A spingere ulteriormente in questa direzione è stata l’epidemia del COVID-19, che ha evidenziato come i casi più gravi e un alto tasso di mortalità si siano registrati tra le persone obese. Nel Regno Unito ci sono 13 milioni di adulti obesi, una cifra che è raddoppiata nel corso degli ultimi venti anni, mentre nella fascia di età fino ai 10 anni si è evidenziato che un bambino su tre è in sovrappeso. Una situazione che nel Paese determina 64.000 decessi all’anno e una spesa per il servizio sanitario che arriva a 74 miliardi di sterline.

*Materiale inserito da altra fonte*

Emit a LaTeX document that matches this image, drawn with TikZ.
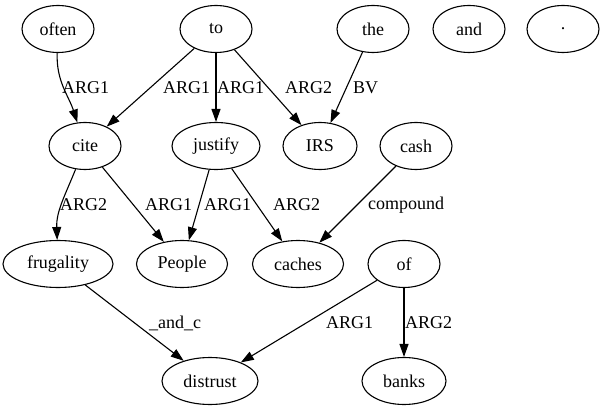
\documentclass[tikz,border=0pt]{standalone}
\usepackage{fontspec}
\setmainfont{Liberation Serif}
\usetikzlibrary{shapes.geometric,arrows.meta}
\begin{document}
\begin{tikzpicture}[x=1pt,y=-1pt,
  ell/.style={ellipse,draw,line width=1.1pt,minimum width=72pt,minimum height=47pt,inner sep=0pt,font=\fontsize{18}{21}\selectfont},
  lbl/.style={anchor=west,inner sep=0pt,font=\fontsize{18}{21}\selectfont},
  arr/.style={line width=1.1pt,-{Triangle[length=13pt,width=9pt]}}]
\useasboundingbox (0,0) rectangle (607,411);
% row 1
\node[ell] (often) at (58,29) {often};
\node[ell] (to) at (216,29) {to};
\node[ell] (the) at (373,29) {the};
\node[ell] (and) at (469,29) {and};
\node[ell] (dot) at (563,29) {.};
% row 2
\node[ell] (cite) at (85,146) {cite};
\node[ell,minimum width=88pt] (justify) at (216,146) {justify};
\node[ell,minimum width=74pt] (IRS) at (320,146) {IRS};
\node[ell] (cash) at (416,146) {cash};
% row 3
\node[ell,minimum width=110pt] (frugality) at (58,264) {frugality};
\node[ell,minimum width=91pt] (People) at (182,264) {People};
\node[ell,minimum width=91pt] (caches) at (298,264) {caches};
\node[ell] (of) at (404,264) {of};
% row 4
\node[ell,minimum width=96pt] (distrust) at (210,381) {distrust};
\node[ell,minimum width=84pt] (banks) at (404,381) {banks};
% edges
\draw[arr] (often) to[out=-92,in=108] (cite);
\draw[arr] (to) -- (cite);
\draw[arr] (to) -- (justify);
\draw[arr] (to) -- (IRS);
\draw[arr] (the) -- (IRS);
\draw[arr] (cite) to[out=-112,in=92] (frugality);
\draw[arr] (cite) -- (People);
\draw[arr] (justify) -- (People);
\draw[arr] (justify) -- (caches);
\draw[arr] (cash) -- (caches);
\draw[arr] (frugality) -- (distrust);
\draw[arr] (of) -- (distrust);
\draw[arr] (of) -- (banks);
% labels
\node[lbl] (l1) at (62,88) {ARG1};
\node[lbl] (l2) at (163,88) {ARG1};
\node[lbl] (l3) at (217,88) {ARG1};
\node[lbl] (l4) at (285,88) {ARG2};
\node[lbl] (l5) at (353,88) {BV};
\node[lbl] (l6) at (60,205) {ARG2};
\node[lbl] (l7) at (145,205) {ARG1};
\node[lbl] (l8) at (204,205) {ARG1};
\node[lbl] (l9) at (273,205) {ARG2};
\node[lbl] (l10) at (368,205) {compound};
\node[lbl] (l11) at (149,323) {\_and\_c};
\node[lbl] (l12) at (326,323) {ARG1};
\node[lbl] (l13) at (405,323) {ARG2};
\end{tikzpicture}
\end{document}
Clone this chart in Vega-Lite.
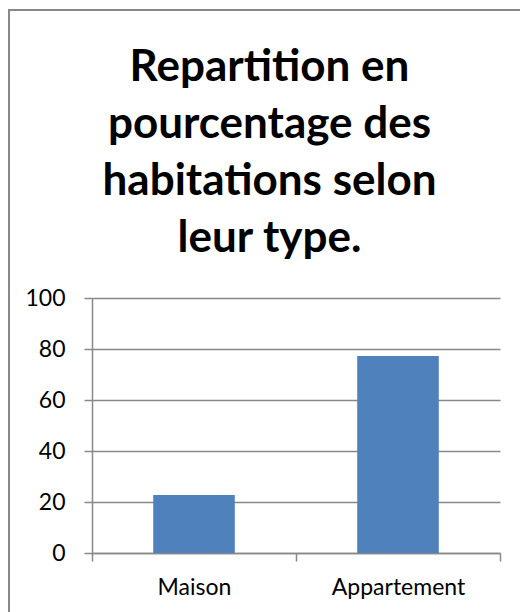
{
  "$schema": "https://vega.github.io/schema/vega-lite/v6.json",
  "autosize": {"type": "none"},
  "width": 515,
  "height": 620,
  "padding": {"left": 9, "top": 10, "right": 0, "bottom": 0},
  "background": "white",
  "title": {
    "text": ["Repartition en", "pourcentage des", "habitations selon", "leur type."],
    "font": "Lato",
    "fontSize": 44,
    "fontWeight": "bold",
    "color": "#000000",
    "lineHeight": 57,
    "anchor": "middle",
    "frame": "group",
    "baseline": "top",
    "offset": -251,
    "dx": 3
  },
  "data": {
    "values": [
      {"type": "Maison", "pourcentage": 22.7},
      {"type": "Appartement", "pourcentage": 77.3}
    ]
  },
  "mark": {"type": "bar", "color": "#4F81BD", "width": {"band": 0.4}},
  "encoding": {
    "x": {
      "field": "type",
      "type": "nominal",
      "sort": null,
      "scale": {"range": [83, 491], "paddingInner": 0, "paddingOuter": 0},
      "axis": {
        "title": null,
        "orient": "bottom",
        "offset": -77,
        "tickBand": "extent",
        "labelAngle": 0,
        "labelFont": "Lato",
        "labelFontSize": 23,
        "labelColor": "#000000",
        "labelPadding": 15,
        "tickSize": 8,
        "tickColor": "#888888",
        "tickWidth": 1.5,
        "domainColor": "#888888",
        "domainWidth": 1.5,
        "grid": false
      }
    },
    "y": {
      "field": "pourcentage",
      "type": "quantitative",
      "scale": {"domain": [0, 100], "range": [543, 288], "nice": false, "zero": true},
      "axis": {
        "title": null,
        "offset": -83,
        "values": [0, 20, 40, 60, 80, 100],
        "grid": true,
        "gridColor": "#888888",
        "gridWidth": 1.5,
        "labelFont": "Lato",
        "labelFontSize": 23,
        "labelColor": "#000000",
        "labelPadding": 19,
        "tickSize": 8,
        "tickColor": "#888888",
        "tickWidth": 1.5,
        "domainColor": "#888888",
        "domainWidth": 1.5
      }
    }
  },
  "config": {
    "view": {"stroke": "#888888", "strokeWidth": 2}
  }
}
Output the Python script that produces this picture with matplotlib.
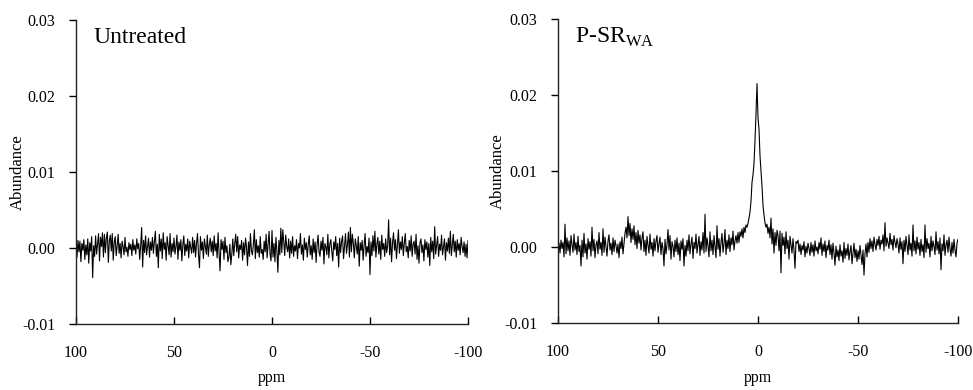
import numpy as np
import matplotlib
matplotlib.use("Agg")
import matplotlib.pyplot as plt

plt.rcParams['font.family'] = ['Liberation Serif', 'DejaVu Serif']
plt.rcParams['mathtext.fontset'] = 'custom'
plt.rcParams['mathtext.rm'] = 'Liberation Serif'
plt.rcParams['axes.unicode_minus'] = False

# chemical shift axis (ppm), 0.5 ppm spacing from 100 to -100
ppm_start, ppm_stop, n_points = 100, -100, 401

# abundance values in units of 0.001
untreated_milli = [
    0.8, -1.2, 1.0, -0.5, 0.9, -1.8, 0.6, -0.3, 1.1, -1.5, 0.4, -0.9, 1.2, -2.0, 0.7, -0.4, 1.5, -3.9, 0.3, -1.1,
    1.6, -0.8, 0.5, 1.9, -1.7, 1.4, 0.2, 2.0, -1.2, 1.8, -0.6, 1.3, 2.1, -1.9, 0.9, 1.7, -0.4, 1.9, -1.6, 0.8,
    1.5, -1.0, 0.3, 1.8, -0.7, 0.6, -1.3, 0.9, 0.2, -0.9, 1.4, -0.5, 0.1, -1.1, 0.7, -0.2, 0.5, -1.0, 1.1, -0.3,
    0.4, -0.8, 1.2, -0.1, 0.6, -1.5, 0.3, 2.7, -2.5, 1.0, -0.6, 1.6, -0.9, 0.2, 1.3, -1.2, 0.8, -0.3, 1.4, -0.7,
    0.9, 2.2, -1.1, 0.5, -2.6, 1.8, -0.4, 1.2, -1.4, 2.0, -0.2, 0.7, -1.6, 1.5, 0.3, -0.9, 1.9, -1.2, 0.6, -0.5,
    1.3, -0.8, 0.2, 1.7, -1.5, 0.8, -0.3, 1.1, -1.7, 0.4, 1.6, -1.0, 0.5, -0.4, 1.2, -1.3, 0.9, 0.1, -0.7, 1.4,
    -0.6, 1.0, -1.2, 0.7, 1.9, -0.9, -2.6, 1.5, -0.3, 0.8, -1.4, 1.2, 0.2, -0.8, 1.7, -1.1, 0.4, 1.3, -0.5, 0.9,
    -1.0, 1.6, -0.4, 0.6, -1.3, 2.0, -0.7, -3.0, 1.1, -0.2, 0.9, -1.5, 1.4, -0.6, 0.3, -1.8, -1.2, 0.5, -2.2, -0.8,
    1.2, -1.0, 0.6, 1.8, -0.5, 1.5, -1.3, 0.4, -0.2, 1.0, -1.6, 0.7, -0.9, 1.3, 0.1, -2.3, 0.8, -1.1, 1.9, -0.4,
    -0.9, 0.5, 2.4, -1.4, 1.1, -0.6, 0.3, -1.2, 1.5, -0.7, -0.2, -1.5, 0.9, -0.5, 1.8, -1.3, 0.4, 2.2, -0.8, -1.7,
    2.3, -1.2, 0.6, -1.8, 1.4, -0.4, -3.2, 1.0, -0.9, 2.6, -0.6, 2.4, 0.8, -1.0, 1.7, 0.2, -0.5, 1.2, -1.3, 0.9,
    -0.7, 1.5, -1.1, 0.3, -0.4, 1.1, -1.4, 0.6, 0.0, 1.9, -0.8, 0.4, -1.6, 1.3, -0.2, 0.7, -1.2, 0.5, 1.6, -0.9,
    0.3, -1.5, 1.2, -0.6, 0.8, -1.9, 0.4, 1.7, -0.5, -1.1, 0.9, -0.3, 1.4, -2.1, 0.6, 0.1, -0.9, 1.8, -1.3, 0.5,
    1.1, -0.4, -1.7, 0.8, -0.2, 1.5, -1.0, 0.6, -2.5, 1.3, -0.6, 0.9, 1.6, -1.4, 0.2, 1.9, -0.7, 0.4, 2.1, -1.2,
    2.7, -0.5, 1.8, 0.6, -1.3, 1.2, 0.3, -0.8, 1.5, -2.4, 0.7, -0.3, 1.0, -1.6, 0.4, 1.9, -1.1, 0.2, -0.6, 1.3,
    -3.5, 0.8, -1.0, 1.6, -0.4, 2.2, -1.2, 0.5, 1.4, -0.8, 0.9, -1.5, 1.7, -0.2, 0.6, -1.1, 1.2, -0.6, 0.3, 3.7,
    -0.9, 1.3, -1.8, 0.7, 2.0, -0.3, 1.1, -1.4, 0.4, 2.4, -0.7, 0.8, -0.2, 1.5, -1.0, 0.6, 1.9, -0.5, 0.2, -1.3,
    1.0, -0.4, 1.6, -1.1, 0.5, 0.9, -0.8, 1.8, -1.5, 0.3, -2.0, 0.7, 1.2, -0.6, 0.4, -1.7, 1.1, -0.2, 0.8, -1.2,
    0.6, -2.3, 1.4, -0.5, 0.9, -1.4, 2.8, -0.8, 0.3, 1.5, -1.1, 0.5, -0.3, 1.7, -0.9, 0.2, 1.2, -1.6, 0.7, -0.4,
    1.3, -0.7, 2.2, -1.0, 0.4, 1.8, -0.5, 0.9, -1.2, 1.1, -0.3, 0.6, -0.9, 1.4, 0.2, -0.6, 0.8, -1.1, 0.5, -1.3,
    1.0,
]

psr_milli = [
    -0.4, 0.5, -0.8, 0.9, -0.2, 0.6, -1.3, 3.0, -0.9, 1.2, -0.5, 0.8, -1.1, 1.5, 0.3, -0.7, 1.7, -0.4, 0.6, -1.0,
    1.4, -0.6, 0.2, -2.5, 0.9, -1.3, 1.8, -0.8, 0.4, -1.6, 1.1, -0.3, 0.7, -1.2, 2.6, -0.5, 1.0, -1.4, 0.3, 0.8,
    -0.9, 1.9, -0.3, 0.6, -1.1, 2.4, -0.7, 1.3, 0.1, -1.2, 0.8, 1.6, -0.4, 0.5, -1.0, 1.2, -0.6, 0.9, 0.2, -0.8,
    0.4, -1.4, 0.7, -0.2, 1.3, -0.9, 0.5, 1.8, 2.6, 1.2, 4.0, 1.5, 3.1, 0.6, 2.4, 1.0, 2.8, 0.3, 1.9, -0.2,
    2.2, 0.5, 1.6, -0.4, 1.2, 2.0, -0.6, 0.9, -1.1, 1.4, 0.2, -0.8, 1.7, -0.3, 0.6, -1.2, 1.1, -0.5, 0.8, 1.5,
    -0.7, 0.4, 1.3, -1.0, 0.6, -0.2, -2.5, 1.0, -0.9, 0.3, 2.3, -0.4, 1.5, -1.6, 0.7, 0.1, -1.3, 0.9, -0.6, 1.2,
    -1.0, 0.5, -1.8, 0.8, -0.3, 1.1, -2.5, 0.2, -1.2, 0.9, -0.5, 1.6, -0.9, 0.4, 1.3, -1.5, 0.6, -0.2, 1.7, -0.8,
    0.3, 1.4, -1.1, 0.7, -0.4, 1.9, -0.8, 4.3, -0.6, 1.2, 0.2, -1.3, 2.0, -0.5, 0.9, -1.0, 1.5, 0.1, -1.4, 2.8,
    -0.3, 1.1, -1.2, 0.6, 1.8, -0.7, 0.4, 2.3, -1.0, 0.9, -0.2, 1.6, -0.6, 1.2, 0.3, 2.1, -0.4, 0.8, 1.5, 0.5,
    1.9, 0.6, 2.0, 1.4, 2.4, 1.2, 2.6, 1.9, 2.9, 2.6, 3.1, 3.8, 4.6, 6.0, 8.5, 9.5, 11.0, 14.0, 17.5, 21.5,
    17.0, 15.5, 12.0, 10.0, 8.0, 5.5, 4.2, 3.2, 2.6, 3.0, 1.8, 2.6, 1.2, 3.8, 0.4, 2.4, -0.8, 1.9, 0.2, 2.2,
    1.5, -0.5, 2.1, -3.4, 1.8, 0.2, 1.3, -0.9, 2.0, -0.2, 0.9, -1.6, 1.4, 0.3, -0.8, 1.1, -0.4, -2.8, 0.7, 0.5,
    0.9, -0.6, 0.4, -1.0, 0.2, -0.4, 0.7, -1.3, 0.1, -0.8, 0.5, -0.2, -1.1, 0.6, -0.7, 0.3, -1.2, 0.8, -0.5, 0.0,
    -0.9, 0.6, -0.3, 1.2, -1.1, 0.4, -0.6, 0.8, -1.4, 0.2, -0.4, 0.9, -1.0, 0.3, -1.6, 0.5, -0.8, -2.4, 0.1, -1.3,
    -0.4, -1.8, 0.3, -1.2, -0.5, -2.0, 0.6, -1.5, -0.2, -1.1, 0.4, -1.7, -0.6, 0.2, -2.2, -0.9, 0.5, -1.4, -0.3, -1.9,
    -0.5, -1.6, 0.2, -1.0, -2.3, -0.4, -3.7, -0.9, 0.4, -1.3, 0.6, -0.7, 1.1, -0.2, 0.8, -0.6, 1.3, 0.3, -0.4, 1.0,
    0.2, 1.4, -0.3, 0.9, 0.4, 1.6, -0.5, 3.2, 0.1, 1.2, 0.5, -0.2, 1.8, 0.3, 1.0, -0.4, 1.5, 0.6, -0.1, 1.1,
    0.4, -0.8, 1.2, -0.3, 0.7, -2.2, 0.9, -0.6, 1.4, 0.2, -1.0, 1.6, -0.4, 0.5, -1.2, 2.9, -0.5, 0.8, -0.9, 1.3,
    -0.3, 0.6, -1.1, 1.0, -0.6, 0.3, -1.4, 2.9, -0.7, 1.1, -0.2, 0.5, -1.3, 1.4, -0.5, 0.8, 0.1, -1.0, 2.0, -0.4,
    0.7, -0.9, 1.2, -3.0, 0.4, -0.5, 1.6, -1.1, 0.3, 0.9, -0.7, 1.3, -0.2, -1.2, 0.6, -0.8, 1.0, -0.4, -1.3, 0.5,
    1.0,
]

panel_titles = ["Untreated", "P-SR$_{\\mathrm{WA}}$"]
x_ticks = [100, 50, 0, -50, -100]
y_ticks = [-0.01, 0.00, 0.01, 0.02, 0.03]
x_label = "ppm"
y_label = "Abundance"

ppm = np.linspace(ppm_start, ppm_stop, n_points)
series = [np.array(untreated_milli) * 1e-3, np.array(psr_milli) * 1e-3]

W, H = 973, 390
fig = plt.figure(figsize=(W / 100, H / 100), dpi=100)

# axes rectangles in pixels: (left, top, right, bottom)
rects = [(76, 20, 468, 324), (558, 19, 958, 323)]
ylabel_x = [18, 498]
title_x = [93, 575]

for i, (rect, y, title) in enumerate(zip(rects, series, panel_titles)):
    l, t, r, b = rect
    ax = fig.add_axes([l / W, 1 - b / H, (r - l) / W, (b - t) / H])
    ax.plot(ppm, y, color='black', lw=0.8)
    ax.set_xlim(100, -100)
    ax.set_ylim(-0.01, 0.03)
    ax.set_xticks(x_ticks)
    ax.set_xticklabels([str(v) for v in x_ticks])
    ax.set_yticks(y_ticks)
    ax.set_yticklabels(["%.2f" % v for v in y_ticks])
    for s in ['top', 'right']:
        ax.spines[s].set_visible(False)
    for s in ['left', 'bottom']:
        ax.spines[s].set_linewidth(1.0)
        ax.spines[s].set_color('#222222')
    ax.tick_params(axis='x', direction='in', length=5, width=1, pad=15, labelsize=11.5)
    ax.tick_params(axis='y', direction='out', length=5, width=1, pad=10, labelsize=11.5)
    ax.set_xlabel(x_label, fontsize=11.5, va='center')
    ax.set_ylabel(y_label, fontsize=12, va='center')
    ax.xaxis.set_label_coords(0.5, -(378 - b) / (b - t))
    ax.yaxis.set_label_coords((ylabel_x[i] - l) / (r - l), 0.5)
    ax.text((title_x[i] - l) / (r - l), (b - 43) / (b - t), title,
            transform=ax.transAxes, fontsize=17, va='baseline', ha='left')

fig.savefig("out.png", dpi=100)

Per approntare la nuova tassa, il governo inglese ha coinvolto un esperto: Henry Dimbleby, fondatore di una catena di ristoranti, che ha creato la Strategia alimentare nazionale e l’ha presentata a luglio al governo del Regno Unito.
La strategia si articola su due idee principali: una tassa sui cibi contenenti sale e zucchero, che i media hanno chiamato “snack tax” e la distribuzione gratuita di verdura alle persone più povere.
La tassa consisterebbe in un’imposta di 3 sterline al kg sullo zucchero e di 6 sterline al kg sul sale venduto per la produzione di alimenti trasformati e nelle attività di ristorazione.
Sembra, però, che il primo ministro Boris Johnson non sia d’accordo poiché, piuttosto di gravare i lavoratori di una nuova tassa, propenderebbe per una strategia che punti ad incoraggiare uno stile di vita più sano, spingendo le persone a fare esercizio fisico e mangiare meno cibo spazzatura.
La proposta di Dimblely è stata presentata al segretario dell’ambiente, George Eustice, che ha dichiarato che l’avrebbe presa in considerazione per elaborare una strategia governativa su questo tema nei prossimi mesi.